In the lead up to Tuesday's monetary policy meeting, the general consensus was that the monthly CPI inflation numbers for May would be sufficient to justify another rate cut, but the Board held true to its long stated commitment to a "cautious" loosening cycle.
The August meeting will take place after the quarterly price index, considered more comprehensive, is published for March to June, likely the most important extra information referenced in the accompanying statement.
"While recent monthly CPI Indicator data suggest that June quarter inflation is likely to be broadly in line with the forecast, they were, at the margin, slightly stronger than expected," read the statement.
"With the cash rate 50 basis points lower than five months ago and wider economic conditions evolving broadly as expected, the Board judged that it could wait for a little more information to confirm that inflation remains on track to reach 2.5% on a sustainable basis."
Biggest RBA shock in recent memory?
Among the economic commentariat, many will be reeling in the aftermath of a decision that seemed a foregone conclusion.
The RBA has been known to deliver a decision at odds with market expectations, but rarely in the face of such overwhelming confidence in one direction.
Luci Ellis, Chief Economist at Westpac and ex-Assistant RBA Governor, changed her official prediction from an August cut to a July one because she believed the Board would "validate" market pricing.
"What we are about to see is an RBA that was planning to cut rates soon anyway deciding it may as well get on with it," she said when justifying Westpac's shift to predicting a July cut."

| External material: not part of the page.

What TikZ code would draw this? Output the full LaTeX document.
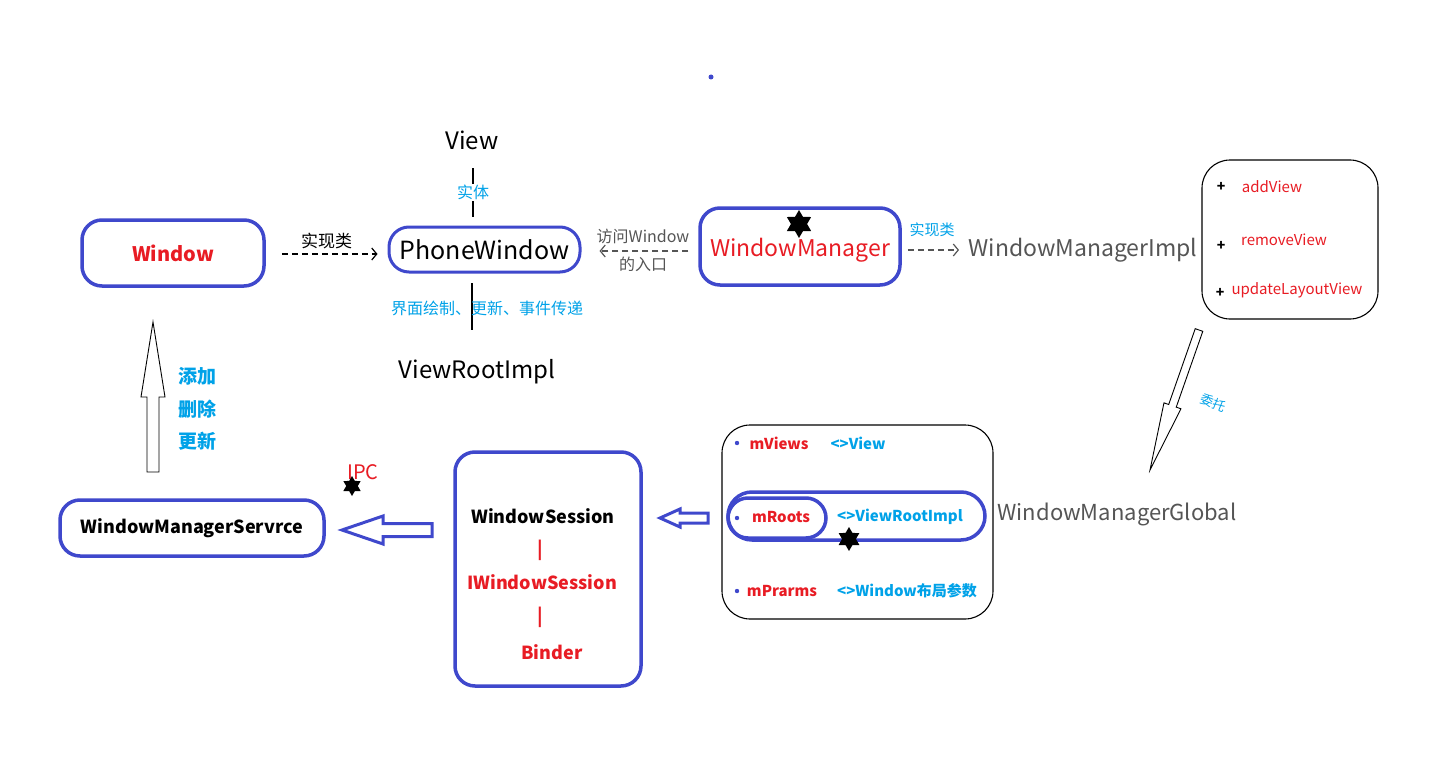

On 2 July, less than a week prior to Tuesday's decision, the RBA ASX rate tracker estimated the probability of a rate cut was 100% based on market expectations, relatively rare in the lead up to any monetary policy meeting let alone one that ended in a hold.
When can mortgage holders expect further relief?
Attention now inevitably shifts to the next RBA meeting, just five weeks away on 12 August.
This monetary policy decision will be informed by the quarterly inflation numbers, as well as the unemployment figures for June.
The most recent RBA forecasts for June put the unemployment rate at 4.2% (which will require a material increase from May) and trimmed mean inflation at 2.6%, just above the midpoint of the target range.
Data in line with these predictions would make an August rate cut appear inevitable, although many would have said the same about July.